Sampling Distribution Calculator

Sampling Distribution Calculator

Calculate probabilities for sample means using the Central Limit Theorem and normal distribution.

Last updated: March 2026

Calculator

P(X̄ ≤ 52)
0.863339
P(X̄ ≥ x̄)0.136661
Standard error (σ_x̄)1.825742
z-score1.0954
μ_x̄ (mean of x̄)50.0000
σ_x̄ (std dev of x̄)1.825742

What is Sampling Distribution?

A sampling distribution is the probability distribution of a statistic (like the sample mean) calculated from repeated samples of the same population. If you drew many random samples from a population and calculated the mean of each, the distribution of those means would be the sampling distribution of the mean.

The Central Limit Theorem (CLT) is the foundation: regardless of the original population's shape, the sampling distribution of the mean is approximately normal (bell-shaped) when n is sufficiently large (typically n ≥ 30).
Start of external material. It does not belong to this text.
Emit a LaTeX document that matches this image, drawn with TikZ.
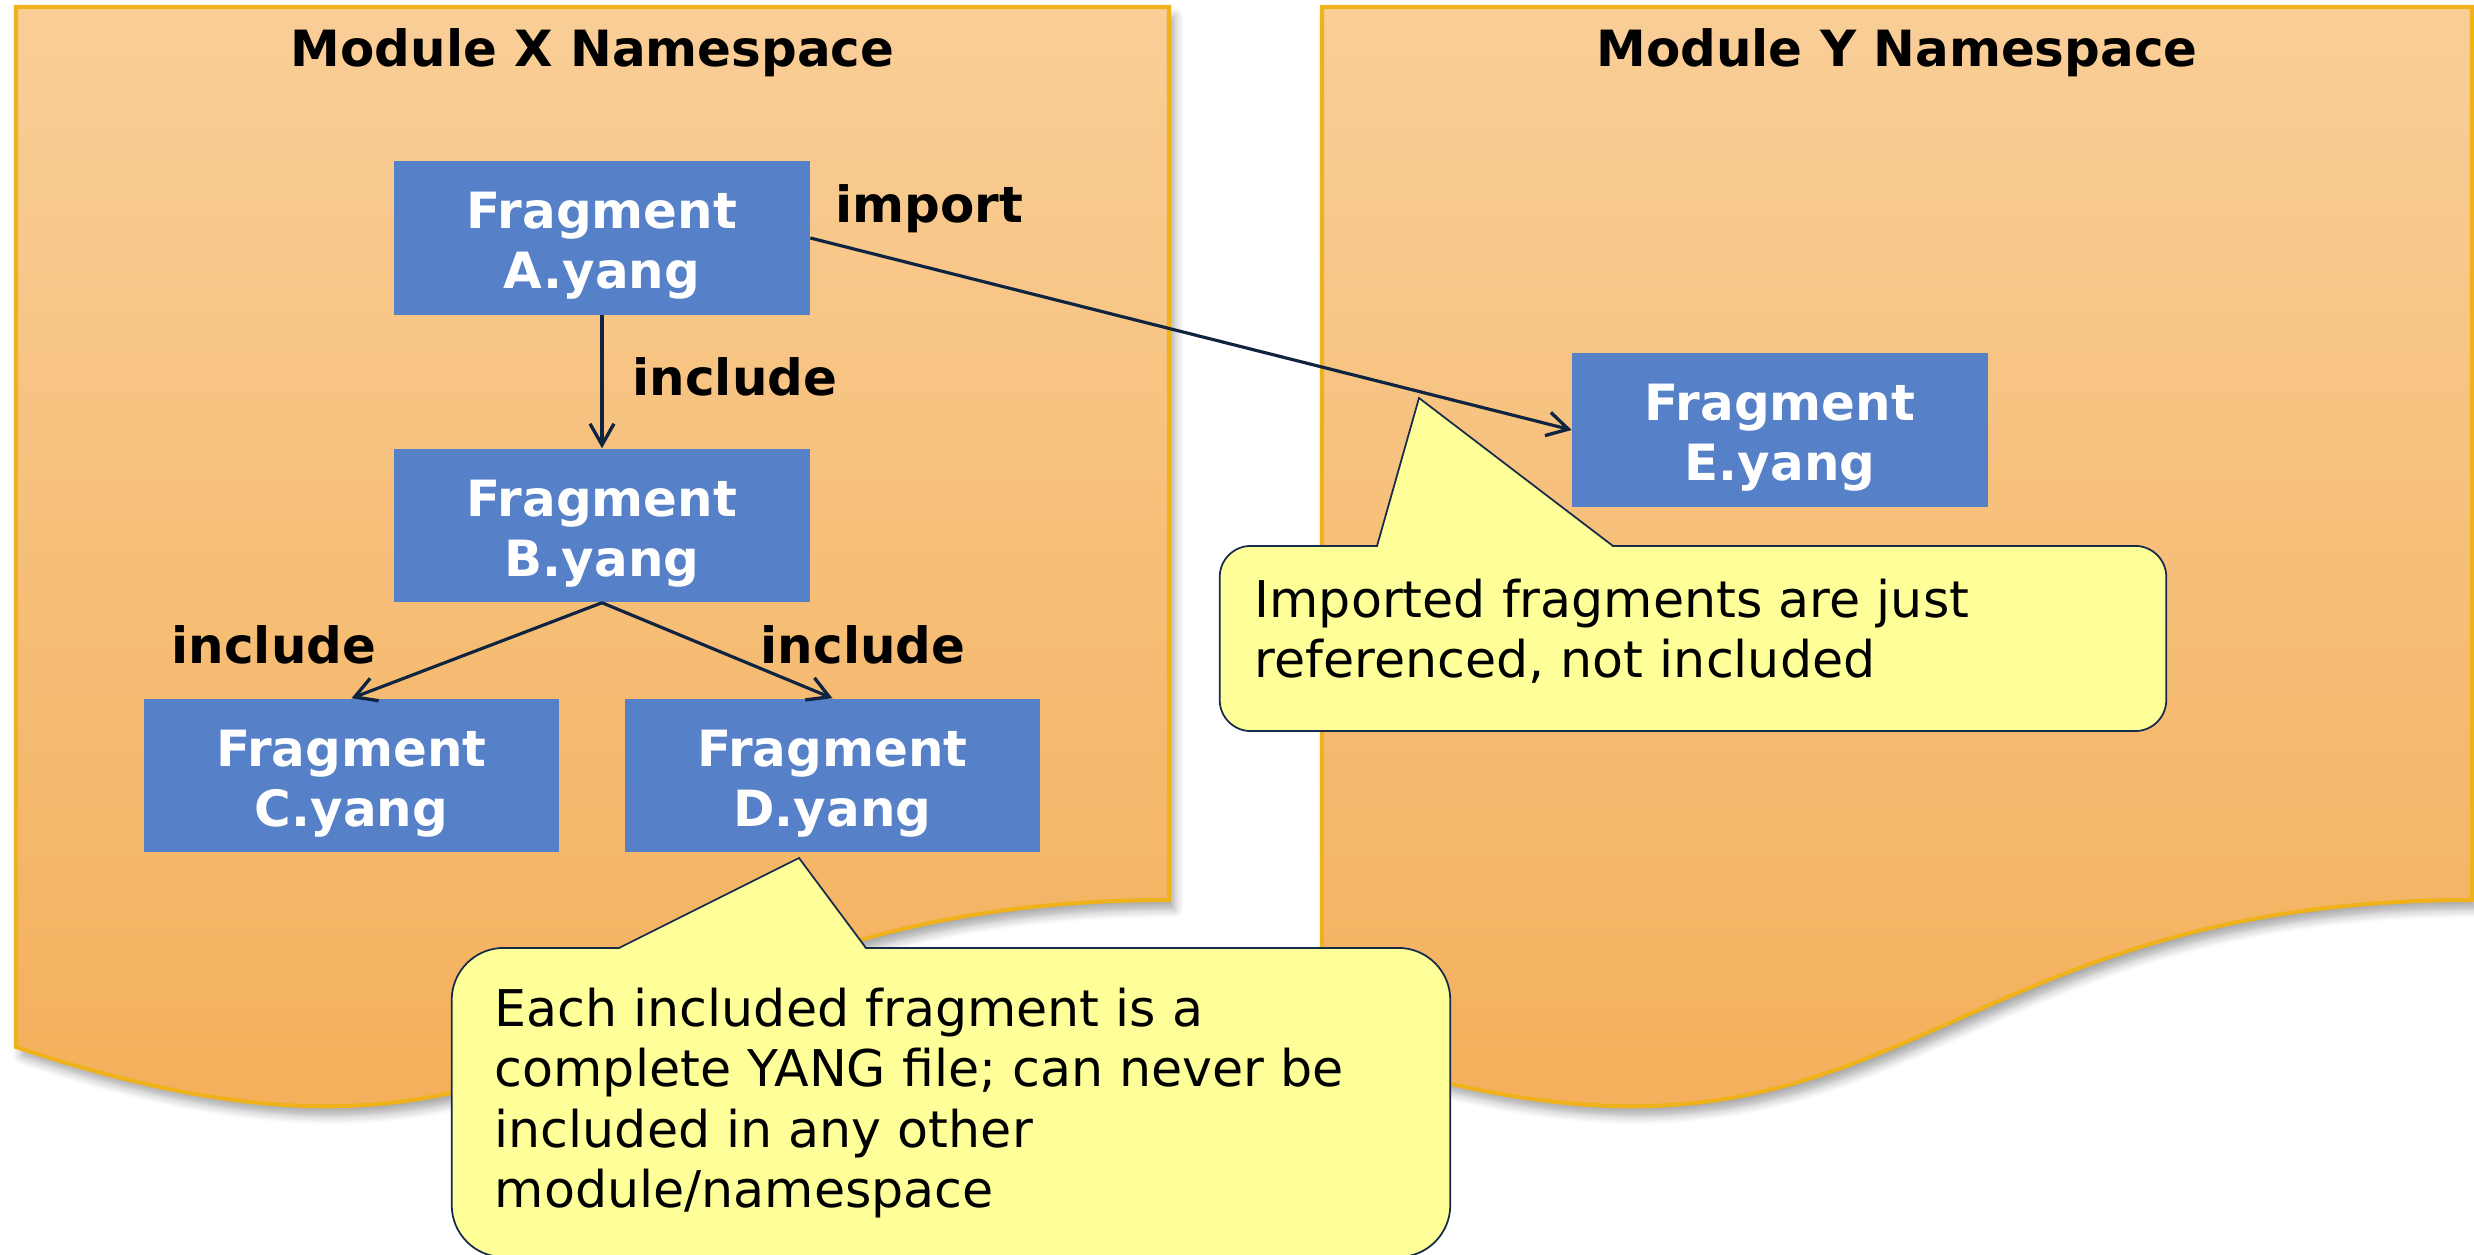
\documentclass[tikz,border=0pt]{standalone}
\usepackage{fontspec}
\setmainfont{DejaVu Sans}
\usetikzlibrary{arrows.meta,shadows,shadows.blur}
\definecolor{docTop}{RGB}{249,206,151}
\definecolor{docBot}{RGB}{243,172,84}
\definecolor{docLine}{RGB}{240,178,26}
\definecolor{fragBlue}{RGB}{86,128,200}
\definecolor{noteFill}{RGB}{255,255,153}
\definecolor{noteLine}{RGB}{22,44,74}
\definecolor{arrowCol}{RGB}{14,36,64}
\newcommand{\fragstrut}{\rule{0pt}{0.52cm}}
\tikzset{
  docshape/.style={draw=docLine, line width=1.15pt, top color=docTop, bottom color=docBot,
    blur shadow={shadow xshift=1.6pt, shadow yshift=-2.6pt, shadow blur steps=6, shadow blur radius=2.5pt, shadow opacity=35}},
  doctitle/.style={font=\bfseries\fontsize{14.2}{17}\selectfont, inner sep=0pt, anchor=base},
  frag/.style={rectangle, fill=fragBlue, minimum width=4.15cm, minimum height=1.53cm, inner sep=0pt,
    text=white, align=center, font=\bfseries\fontsize{14.2}{17.07}\selectfont},
  lbl/.style={font=\bfseries\fontsize{14.2}{17}\selectfont, inner sep=0pt, anchor=base west},
  conn/.style={draw=arrowCol, line width=0.9pt, -{Straight Barb[length=6pt,width=6.8pt,line width=0.95pt]}},
  notebox/.style={rectangle, fill=noteFill, draw=noteLine, line width=0.5pt},
  notetext/.style={font=\fontsize{14.4}{17.2}\selectfont, inner sep=0pt, anchor=west, align=left},
  pointerfill/.style={fill=noteFill},
  pointerline/.style={draw=noteLine, line width=0.5pt, line join=miter}
}
\begin{document}
\begin{tikzpicture}[x=0.01cm, y=-0.01cm]
\useasboundingbox (0,0) rectangle (2474,1255);

% namespace document shapes
\path[docshape] (16,7) -- (1169,7) -- (1169,900)
   .. controls (592.5,900) and (592.5,1240) .. (16,1047) -- cycle;
\path[docshape] (1322,7) -- (2472,7) -- (2472,900)
   .. controls (1897,900) and (1897,1240) .. (1322,1047) -- cycle;

\node[doctitle] (titleX) at (592.5,67) {Module X Namespace};
\node[doctitle] (titleY) at (1897,67) {Module Y Namespace};

% fragments
\node[frag] (A) at (602,238) {\fragstrut Fragment\\A.yang};
\node[frag] (B) at (602,525.5) {\fragstrut Fragment\\B.yang};
\node[frag] (C) at (351.5,775.5) {\fragstrut Fragment\\C.yang};
\node[frag] (D) at (832.5,775.5) {\fragstrut Fragment\\D.yang};
\node[frag] (E) at (1780,430) {\fragstrut Fragment\\E.yang};

% connectors
\draw[conn] (A.south) -- (B.north);
\draw[conn] (B.south) -- (C.north);
\draw[conn] (B.south) -- (D.north);
\draw[conn] (A.east) -- (E.west);

% labels
\node[lbl] (limport) at (835,223) {import};
\node[lbl] (linclAB) at (632,396) {include};
\node[lbl] (linclBC) at (171,664) {include};
\node[lbl] (linclBD) at (760,664) {include};

% callout 1
\node[notebox, minimum width=9.46cm, minimum height=1.85cm, rounded corners=0.31cm] (note1) at (1693,638.5) {};
\fill[pointerfill] (1378,549) -- (1378,546) -- (1419,398) -- (1612,546) -- (1612,549) -- cycle;
\draw[pointerline] (1377,546) -- (1419,398) -- (1613,546);
\node[notetext] (note1text) at (1254,631) {Imported fragments are just\\referenced, not included};

% callout 2
\node[notebox, minimum width=9.98cm, minimum height=3.09cm, rounded corners=0.52cm] (note2) at (951,1102.5) {};
\fill[pointerfill] (620,951) -- (620,948) -- (799,858) -- (865,948) -- (865,951) -- cycle;
\draw[pointerline] (619,948) -- (799,858) -- (866,948);
\node[notetext] (note2text) at (494,1103) {Each included fragment is a\\complete YANG file; can never be\\included in any other\\module/namespace};
\end{tikzpicture}
\end{document}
This is remarkably powerful—it means you can use normal distribution methods for inference even if the raw data isn't normally distributed.

The sampling distribution has a mean equal to the population mean (μ) and standard deviation called the standard error, equal to σ/√n. This calculator finds the probability of observing a sample mean within a range given the population parameters and sample size.
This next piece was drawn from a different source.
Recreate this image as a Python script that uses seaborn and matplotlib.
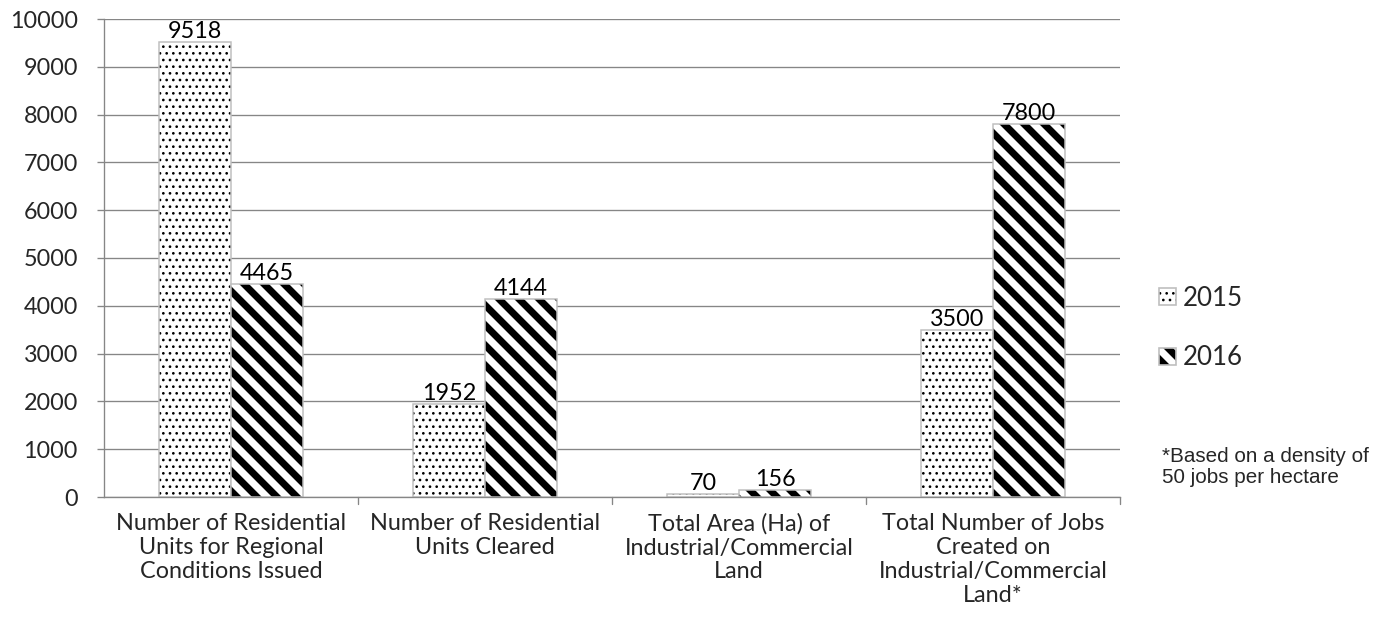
import matplotlib
matplotlib.use("Agg")
import matplotlib.pyplot as plt
from matplotlib.patches import Patch
import seaborn as sns
import pandas as pd

categories = [
    "Number of Residential\nUnits for Regional\nConditions Issued",
    "Number of Residential\nUnits Cleared",
    "Total Area (Ha) of\nIndustrial/Commercial\nLand",
    "Total Number of Jobs\nCreated on\nIndustrial/Commercial\nLand*",
]
years = ["2015", "2016"]
values_2015 = [9518, 1952, 70, 3500]
values_2016 = [4465, 4144, 156, 7800]
y_ticks = [0, 1000, 2000, 3000, 4000, 5000, 6000, 7000, 8000, 9000, 10000]
footnote = "*Based on a density of\n50 jobs per hectare"

df = pd.DataFrame({
    "category": categories * 2,
    "year": [years[0]] * len(categories) + [years[1]] * len(categories),
    "value": values_2015 + values_2016,
})

DPI = 120
W, H = 1392, 638
FS = 14

sns.set_theme(style="white")
plt.rcParams["font.family"] = ["Lato", "DejaVu Sans"]
plt.rcParams["hatch.linewidth"] = 0.8

fig = plt.figure(figsize=(W / DPI, H / DPI), dpi=DPI)
ax = fig.add_axes([104 / W, 1 - 497 / H, (1120 - 104) / W, (497 - 19) / H])

GRID = "#868686"
EDGE = "#bfbfbf"

sns.barplot(data=df, x="category", y="value", hue="year", ax=ax,
            palette=["white", "white"], width=0.567, gap=0,
            edgecolor=EDGE, linewidth=0.9, legend=False)

hatches = {"2015": "...", "2016": "\\\\"}
stripe_lw = 4.2


def style_patch(p, yr):
    p.set_hatch(hatches[yr])
    p.set_facecolor("white")
    p.set_edgecolor(EDGE)
    p._hatch_color = (0, 0, 0, 1)
    if yr == "2016" and hasattr(p, "set_hatch_linewidth"):
        p.set_hatch_linewidth(stripe_lw)


for container, yr in zip(ax.containers, years):
    for bar in container:
        style_patch(bar, yr)
    ax.bar_label(container, labels=[f"{int(v)}" for v in container.datavalues],
                 padding=0, fontsize=FS, color="black")

ax.set_ylim(0, 10000)
ax.set_yticks(y_ticks)
ax.set_yticklabels([str(t) for t in y_ticks], fontsize=FS)
ax.set_xlim(-0.5, len(categories) - 0.5)
ax.set_xticks(range(len(categories)))
ax.set_xticklabels(categories, fontsize=FS, linespacing=1.17)
ax.tick_params(axis="x", length=0, pad=9.7)
ax.tick_params(axis="y", length=4.2, width=0.8, color=GRID, direction="out",
               pad=11.5, left=True)
# group separators below the category axis
for xb in [0.5, 1.5, 2.5, 3.5]:
    ax.plot([xb, xb], [0, -0.015], transform=ax.get_xaxis_transform(),
            color=GRID, lw=0.8, clip_on=False)

ax.set_xlabel("")
ax.set_ylabel("")
ax.yaxis.grid(True, color=GRID, linewidth=0.8)
ax.set_axisbelow(True)
for side in ["top", "right"]:
    ax.spines[side].set_visible(False)
for side in ["left", "bottom"]:
    ax.spines[side].set_color(GRID)
    ax.spines[side].set_linewidth(0.8)

handles = [Patch(facecolor="white", edgecolor=EDGE, hatch=hatches[yr], label=yr)
           for yr in years]
leg = fig.legend(handles=handles, loc="center left",
                 bbox_to_anchor=(1159 / W, 1 - 328 / H),
                 frameon=False, fontsize=15.5, handlelength=0.65, handleheight=0.65,
                 handletextpad=0.25, labelspacing=1.35, borderpad=0,
                 borderaxespad=0)
for h, yr in zip(leg.legend_handles, years):
    style_patch(h, yr)

fig.text(1162 / W, 1 - 447 / H, footnote,
         fontsize=12.4, family=["Liberation Sans", "DejaVu Sans"], va="top",
         linespacing=1.15)

fig.savefig("out.png", dpi=DPI)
How to Use Sampling Distribution

Calculation Process

Step 1: Enter the population mean (μ) and standard deviation (σ)
Step 2: Specify your sample size (n)
Step 3: Enter the sample mean value (x̄) you want to test probability for
Step 4: Calculate standard error and z-score
Step 5: Use normal CDF to find P(X̄ ≤ x̄) and P(X̄ ≥ x̄)

Key Formulas

Standard Error: SE = σ / √n
Z-Score: z = (x̄ - μ) / SE
Probability: P(X̄ ≤ x̄) = Φ(z)
where Φ is the standard normal CDF

Central Limit Theorem Requirements

  • n ≥ 30 for most populations (less if population is normal)
  • Population is independent and identically distributed
  • Sampling is done with replacement (or n < 5% of population)

Worked Example

Manufacturing Quality Control: Bolt Diameter

Scenario:
Production line produces bolts with μ = 50mm, σ = 10mm
You sample n = 30 bolts and get x̄ = 52mm
Question: What's probability of sample mean ≤ 52mm?
Calculation:
SE = 10 / √30 = 10 / 5.477 = 1.826mm
z = (52 - 50) / 1.826 = 2 / 1.826 = 1.095
P(X̄ ≤ 52) = Φ(1.095) ≈ 0.863 (86.3%)
P(X̄ ≥ 52) = 1 - 0.863 = 0.137 (13.7%)
Interpretation:
86.3% probability of mean ≤ 52mm
If we repeatedly sample 30 bolts from the production line, about 86.3% of sample means would be 52mm or less.
A sample mean of 52 is not unusual (well within normal variation). It's only ~1.1 standard errors above the population mean.
For quality control: this sample doesn't indicate a significant process shift.

Frequently Asked Questions

Why is standard error smaller than population std dev?

Because sample means vary less than individual observations. SE = σ/√n decreases with larger n. If you average 100 values, the average is more stable than any single value.

What does z-score mean in this context?

It measures how many standard errors your sample mean is from the population mean. z=1.5 means 1.5 standard errors above μ. Larger |z| indicates a more extreme sample mean.

Why must n ≥ 30?

The Central Limit Theorem states that for n ≥ 30, the sampling distribution is approximately normal regardless of population shape. For smaller n, you need the population itself to be normal.

How does sample size affect the sampling distribution?

Larger n makes SE smaller, so the distribution gets narrower and taller. Doubling n reduces SE by 1/√2. To halve SE, you need to quadruple n.

Can I use this for non-normal populations?

Yes, as long as n ≥ 30 (or n ≥ 15 for less extreme skewness). The CLT guarantees the sampling distribution is approximately normal, even if population data looks nothing like normal.

What if my z-score is negative?

That's fine. Negative z means sample mean is below population mean. P(X̄ ≥ x̄) is just 1 minus the CDF value. The calculator handles this automatically.